Today, we’re focusing on the simple volume histogram that appears at the bottom of most charts. While there are countless indicators built around volume—like On-Balance Volume (OBV) or the Volume-Weighted Average Price (VWAP)—the histogram is a straightforward, effective tool for gauging participation in the market. Let’s explore how to use it, how to put volume into context, and how it behaves with different price patterns, including the concept of volume divergence.
Simple Volume Histogram
Past performance is not a reliable indicator of future results
Why Volume Matters (and Why More Isn’t Always Better)
Volume measures how many shares or contracts change hands during a given period. When volume spikes, it signifies heightened interest—buyers and sellers actively engaging. However, it’s not as simple as “more volume equals better signals.”
For instance, a breakout on high volume often reflects strong conviction, but it can also indicate exhaustion at the end of a trend. Conversely, a low-volume breakout might lack the interest needed to sustain the move. Understanding the relationship between volume and price action is key to avoiding false signals.
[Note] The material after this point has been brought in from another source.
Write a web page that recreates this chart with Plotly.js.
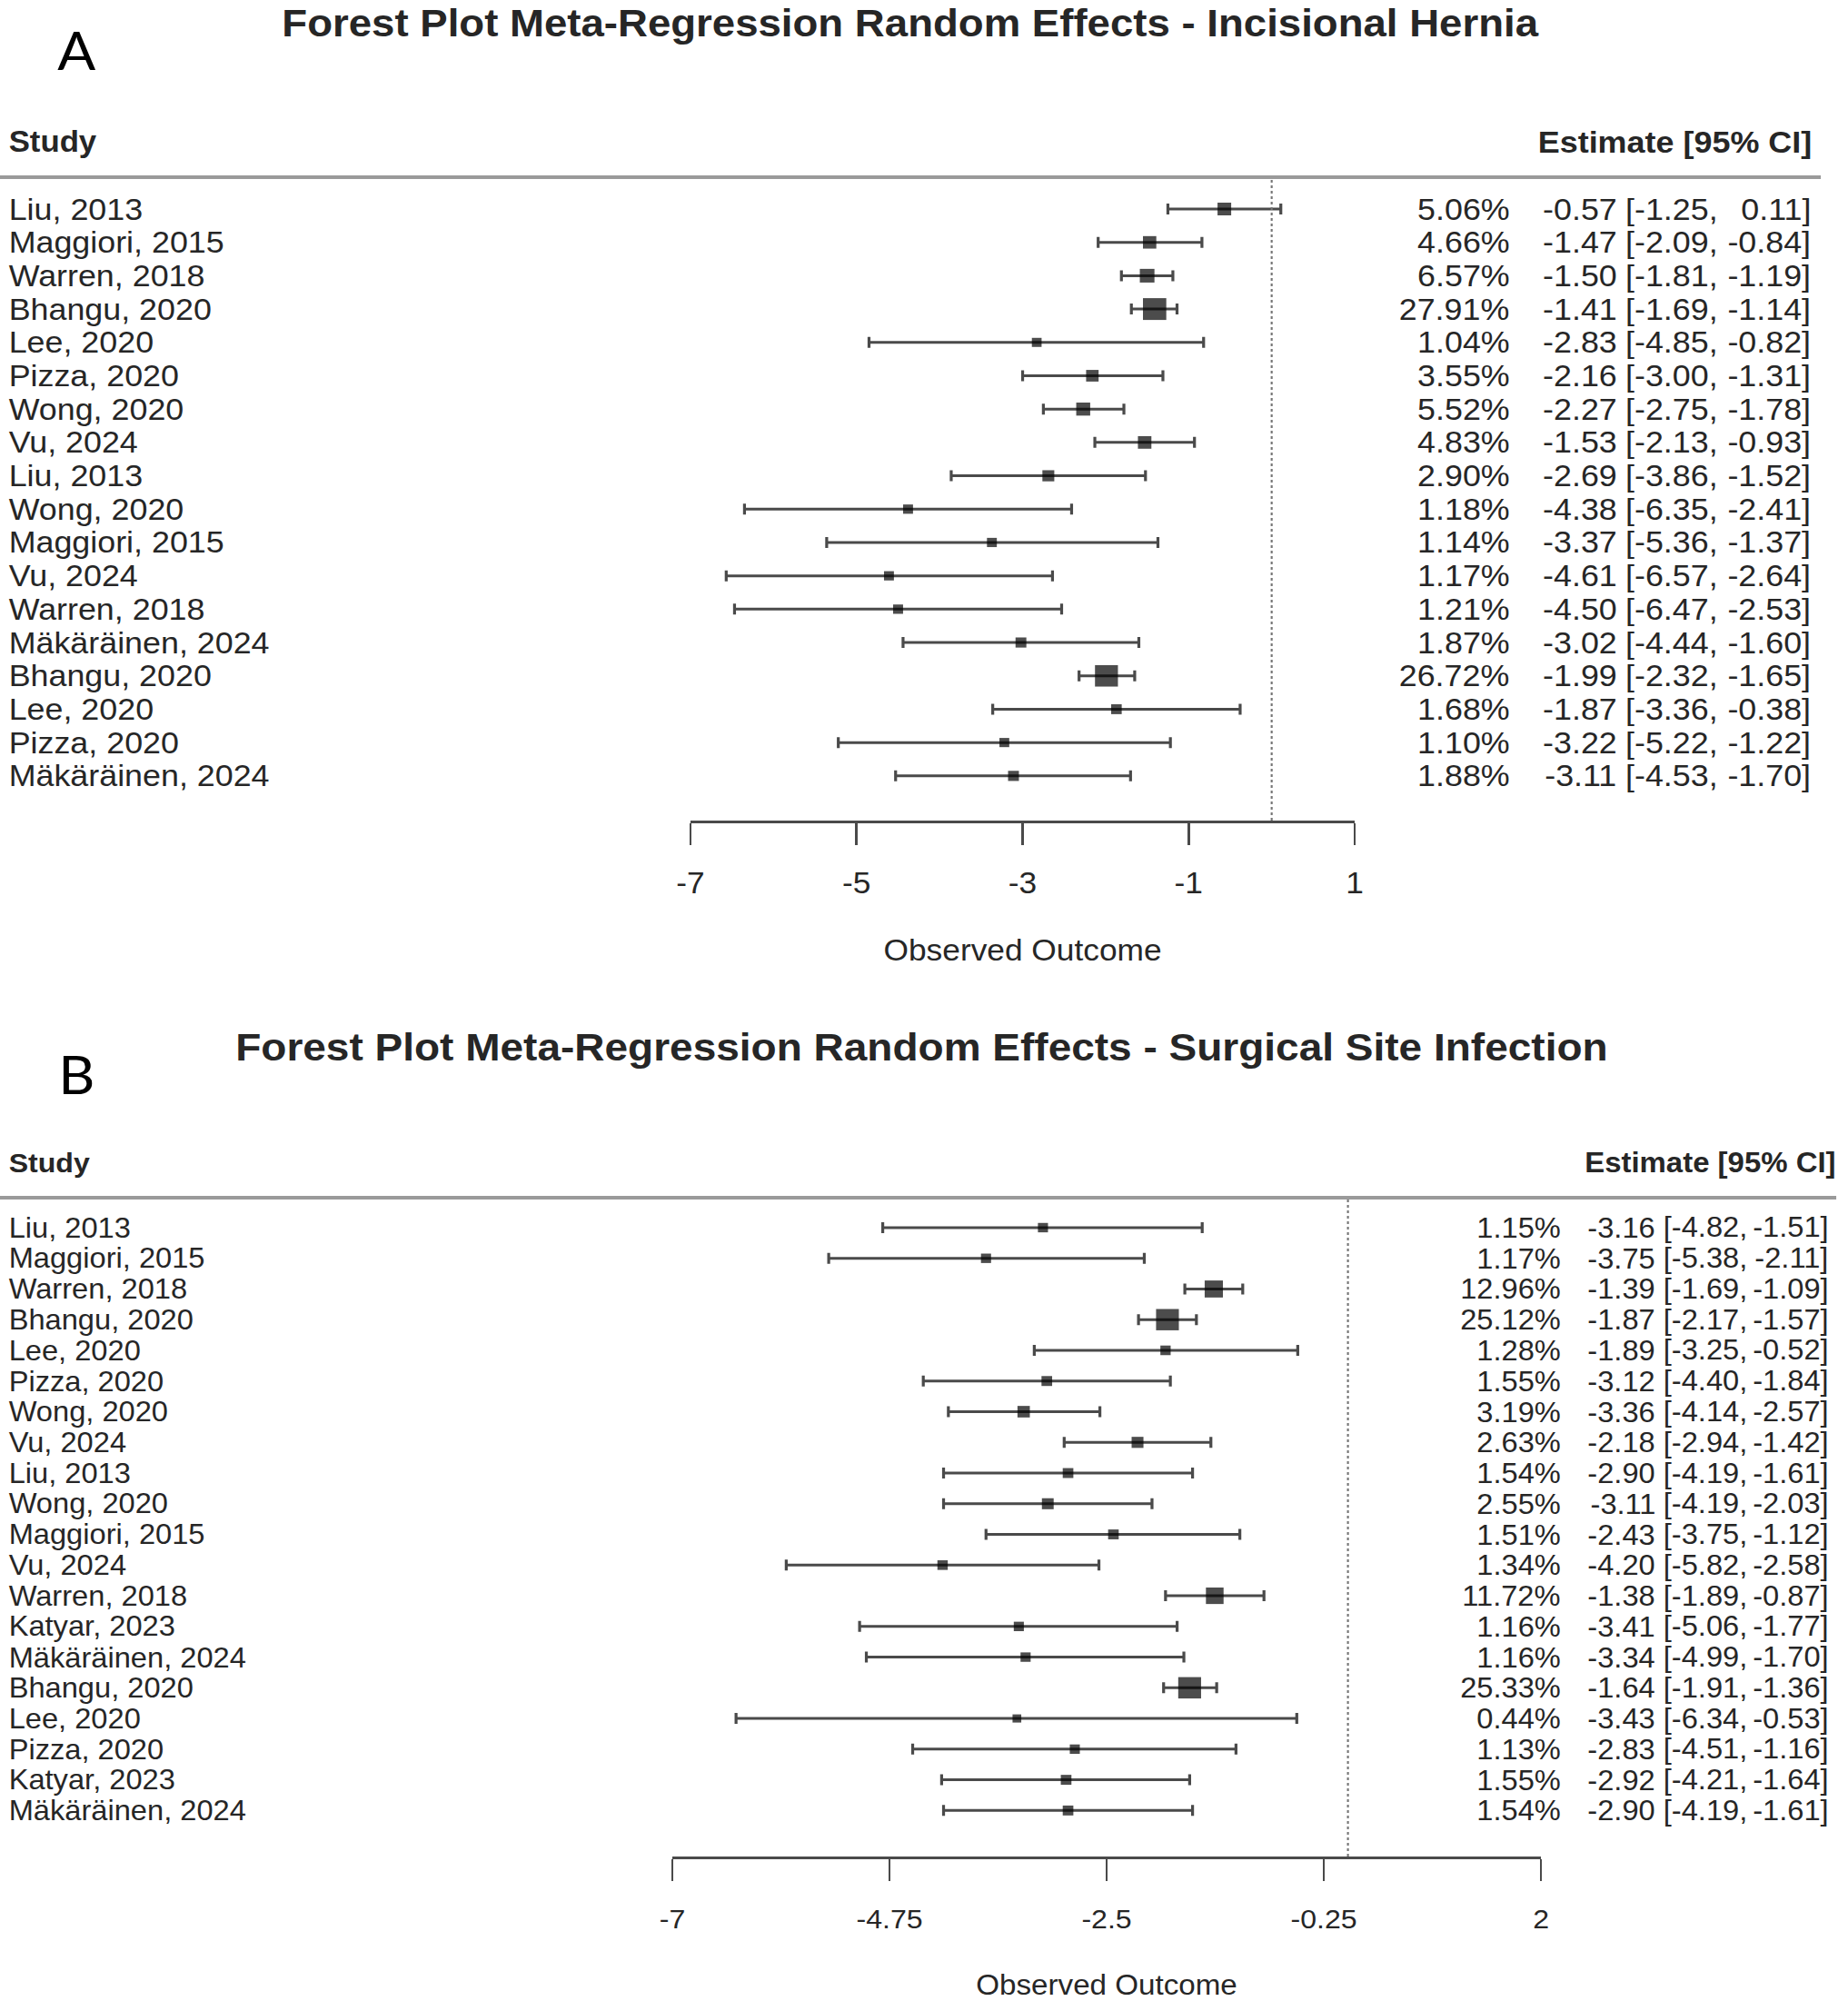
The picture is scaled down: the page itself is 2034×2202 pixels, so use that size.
<!DOCTYPE html>
<html>
<head>
<meta charset="utf-8">
<script src="https://cdn.plot.ly/plotly-3.0.1.min.js"></script>
<style>
  html, body { margin: 0; padding: 0; background: #ffffff; overflow: hidden; }
  /* the reference picture is slightly stretched horizontally; reproduce that aspect */
  #chart { width: 1901px; height: 2202px; transform: scaleX(1.07); transform-origin: 0 0; }
</style>
</head>
<body>
<div id="chart"></div>
<script>
// ---------------- Panel A : Incisional Hernia ----------------
const studiesA = ["Liu, 2013", "Maggiori, 2015", "Warren, 2018", "Bhangu, 2020", "Lee, 2020",
  "Pizza, 2020", "Wong, 2020", "Vu, 2024", "Liu, 2013", "Wong, 2020", "Maggiori, 2015",
  "Vu, 2024", "Warren, 2018", "Mäkäräinen, 2024", "Bhangu, 2020", "Lee, 2020",
  "Pizza, 2020", "Mäkäräinen, 2024"];
const weightsA = [5.06, 4.66, 6.57, 27.91, 1.04, 3.55, 5.52, 4.83, 2.90, 1.18, 1.14, 1.17,
  1.21, 1.87, 26.72, 1.68, 1.10, 1.88];
const estimatesA = [-0.57, -1.47, -1.50, -1.41, -2.83, -2.16, -2.27, -1.53, -2.69, -4.38,
  -3.37, -4.61, -4.50, -3.02, -1.99, -1.87, -3.22, -3.11];
const lowerA = [-1.25, -2.09, -1.81, -1.69, -4.85, -3.00, -2.75, -2.13, -3.86, -6.35,
  -5.36, -6.57, -6.47, -4.44, -2.32, -3.36, -5.22, -4.53];
const upperA = [0.11, -0.84, -1.19, -1.14, -0.82, -1.31, -1.78, -0.93, -1.52, -2.41,
  -1.37, -2.64, -2.53, -1.60, -1.65, -0.38, -1.22, -1.70];
const tickLabelsA = ["-7", "-5", "-3", "-1", "1"];

// ---------------- Panel B : Surgical Site Infection ----------------
const studiesB = ["Liu, 2013", "Maggiori, 2015", "Warren, 2018", "Bhangu, 2020", "Lee, 2020",
  "Pizza, 2020", "Wong, 2020", "Vu, 2024", "Liu, 2013", "Wong, 2020", "Maggiori, 2015",
  "Vu, 2024", "Warren, 2018", "Katyar, 2023", "Mäkäräinen, 2024", "Bhangu, 2020",
  "Lee, 2020", "Pizza, 2020", "Katyar, 2023", "Mäkäräinen, 2024"];
const weightsB = [1.15, 1.17, 12.96, 25.12, 1.28, 1.55, 3.19, 2.63, 1.54, 2.55, 1.51, 1.34,
  11.72, 1.16, 1.16, 25.33, 0.44, 1.13, 1.55, 1.54];
const estimatesB = [-3.16, -3.75, -1.39, -1.87, -1.89, -3.12, -3.36, -2.18, -2.90, -3.11,
  -2.43, -4.20, -1.38, -3.41, -3.34, -1.64, -3.43, -2.83, -2.92, -2.90];
const lowerB = [-4.82, -5.38, -1.69, -2.17, -3.25, -4.40, -4.14, -2.94, -4.19, -4.19,
  -3.75, -5.82, -1.89, -5.06, -4.99, -1.91, -6.34, -4.51, -4.21, -4.19];
const upperB = [-1.51, -2.11, -1.09, -1.57, -0.52, -1.84, -2.57, -1.42, -1.61, -2.03,
  -1.12, -2.58, -0.87, -1.77, -1.70, -1.36, -0.53, -1.16, -1.64, -1.61];
const tickLabelsB = ["-7", "-4.75", "-2.5", "-0.25", "2"];

// ---------------- Layout helpers ----------------
const REF_W = 2034, H = 2202, STRETCH = 1.07;
const W = Math.round(REF_W / STRETCH);
const px = v => v / REF_W;          // positions measured on the reference, as paper fractions
const py = v => 1 - v / H;
const FONT = "Liberation Sans, Arial, Helvetica, sans-serif";
const TXT = "#262626";
const LINE = "#4a4a4a";

function squareSizes(weights, sMin, sMax) {
  const r = weights.map(Math.sqrt);
  const lo = Math.min(...r), hi = Math.max(...r);
  return r.map(v => sMin + (v - lo) / (hi - lo) * (sMax - sMin));
}

function forestTrace(est, lo, up, weights, xa, ya, sMin, sMax) {
  return {
    type: "scatter", mode: "markers",
    x: est, y: est.map((_, i) => i),
    xaxis: xa, yaxis: ya,
    marker: { symbol: "square", size: squareSizes(weights, sMin, sMax), color: "#000000", line: { width: 0 } },
    error_x: {
      type: "data", symmetric: false,
      array: up.map((u, i) => u - est[i]),
      arrayminus: lo.map((l, i) => est[i] - l),
      color: LINE, thickness: 3, width: 6
    },
    cliponaxis: false, hoverinfo: "skip", showlegend: false
  };
}

const annotations = [];
function addRows(studies, weights, est, lo, up, yref, cols, fs) {
  const f = { family: FONT, size: fs, color: TXT };
  studies.forEach((s, i) => {
    const base = { xref: "paper", yref: yref, y: i, yanchor: "middle", showarrow: false, borderpad: 0, font: f };
    annotations.push(Object.assign({}, base, { x: px(cols.label), xanchor: "left", text: s }));
    annotations.push(Object.assign({}, base, { x: px(cols.w), xanchor: "right", text: weights[i].toFixed(2) + "%" }));
    annotations.push(Object.assign({}, base, { x: px(cols.e), xanchor: "right", text: est[i].toFixed(2) }));
    annotations.push(Object.assign({}, base, { x: px(cols.l), xanchor: "left", text: "[" + lo[i].toFixed(2) + "," }));
    annotations.push(Object.assign({}, base, { x: px(cols.r), xanchor: "right", text: up[i].toFixed(2) + "]" }));
  });
}
function addText(text, x, y, anchor, size, bold, family) {
  annotations.push({
    xref: "paper", yref: "paper", x: px(x), y: py(y), xanchor: anchor, yanchor: "middle",
    showarrow: false, borderpad: 0, text: bold ? "<b>" + text + "</b>" : text,
    font: { family: family || FONT, size: size, color: family ? "#000000" : TXT }
  });
}

addRows(studiesA, weightsA, estimatesA, lowerA, upperA, "y",
  { label: 9, w: 1663, e: 1780, l: 1788, r: 1994 }, 33.5);
addRows(studiesB, weightsB, estimatesB, lowerB, upperB, "y2",
  { label: 9, w: 1718, e: 1823, l: 1830, r: 2014 }, 30.5);

addText("Forest Plot Meta-Regression Random Effects - Incisional Hernia", 1002, 25, "center", 42.6, true);
addText("Forest Plot Meta-Regression Random Effects - Surgical Site Infection", 1014, 1152, "center", 43, true);
addText("A", 84, 55, "center", 58, false, "Lato, Noto Sans, sans-serif");
addText("B", 84, 1181, "center", 58, false, "Lato, Noto Sans, sans-serif");
addText("Study", 9, 156, "left", 32.5, true);
addText("Estimate [95% CI]", 1996, 156, "right", 33.6, true);
addText("Study", 9, 1279, "left", 30, true);
addText("Estimate [95% CI]", 2021, 1279, "right", 30.8, true);

const shapes = [
  { type: "line", xref: "paper", yref: "paper", x0: 0, x1: px(2004), y0: py(195), y1: py(195), line: { color: "#9a9a9a", width: 4 } },
  { type: "line", xref: "paper", yref: "paper", x0: 0, x1: px(2021), y0: py(1318), y1: py(1318), line: { color: "#9a9a9a", width: 4 } },
  { type: "line", xref: "x", yref: "y domain", x0: 0, x1: 0, y0: 0, y1: 1, line: { color: "#777777", width: 2, dash: "dot" } },
  { type: "line", xref: "x2", yref: "y2 domain", x0: 0, x1: 0, y0: 0, y1: 1, line: { color: "#777777", width: 2, dash: "dot" } }
];

function xAxis(domain, range, labels, anchor, fs, titleFs, labelOff, standoff) {
  return {
    domain: domain, range: range, anchor: anchor,
    tickmode: "array", tickvals: labels.map(Number), ticktext: labels,
    ticks: "outside", ticklen: 24, tickwidth: 2.4, tickcolor: LINE,
    showline: true, linecolor: LINE, linewidth: 2.5,
    showgrid: false, zeroline: false, fixedrange: true,
    tickfont: { family: FONT, size: fs, color: TXT },
    ticklabelstandoff: labelOff,
    title: { text: "Observed Outcome", font: { family: FONT, size: titleFs, color: TXT }, standoff: standoff }
  };
}
function yAxis(domain, range) {
  return {
    domain: domain, range: range, showline: false, showgrid: false, zeroline: false,
    showticklabels: false, ticks: "", fixedrange: true
  };
}

// Row i is drawn at y = i; ranges chosen so rows sit between header rule and axis line
const layout = {
  width: W, height: H,
  margin: { l: 0, r: 0, t: 0, b: 0, pad: 0 },
  paper_bgcolor: "#ffffff", plot_bgcolor: "#ffffff",
  showlegend: false,
  xaxis: xAxis([px(760), px(1491)], [-7, 1], tickLabelsA, "y", 33, 33, 14, 45),
  yaxis: yAxis([py(903), py(195)], [18.34, -0.954]),
  xaxis2: xAxis([px(740), px(1696)], [-7, 2], tickLabelsB, "y2", 30, 31, 17, 50),
  yaxis2: yAxis([py(2043), py(1318)], [20.5, -0.976]),
  annotations: annotations,
  shapes: shapes
};

const data = [
  forestTrace(estimatesA, lowerA, upperA, weightsA, "x", "y", 10, 24),
  forestTrace(estimatesB, lowerB, upperB, weightsB, "x2", "y2", 9, 23.5)
];

Plotly.newPlot("chart", data, layout, { staticPlot: true, displayModeBar: false });
</script>
</body>
</html>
A Simple Trick: The Volume Moving Average
One of the easiest ways to contextualise volume is by applying a moving average to the volume histogram. Platforms like TradingView make this simple: double-click the volume histogram, select ‘Style,’ tick the Volume MA box, and adjust the average length under ‘Inputs.’
A 9-period moving average, for example, acts as a baseline. When volume spikes significantly above the average, it suggests increased participation and potentially more meaningful price moves. Conversely, volume below the average often reflects quieter market phases.
Adding MA to Your Volume Histogram
Past performance is not a reliable indicator of future results
Volume Divergence: When Volume and Price Don’t Align
Volume divergence occurs when price action and volume move in opposite directions, often hinting at weakening trends or potential reversals.
Imagine an uptrend where the price makes higher highs, but volume decreases at each new peak. This divergence signals fading participation, suggesting the trend may be losing steam.
On the other hand, if the price trends lower while volume rises, sellers could be gaining momentum, increasing the likelihood of further downside.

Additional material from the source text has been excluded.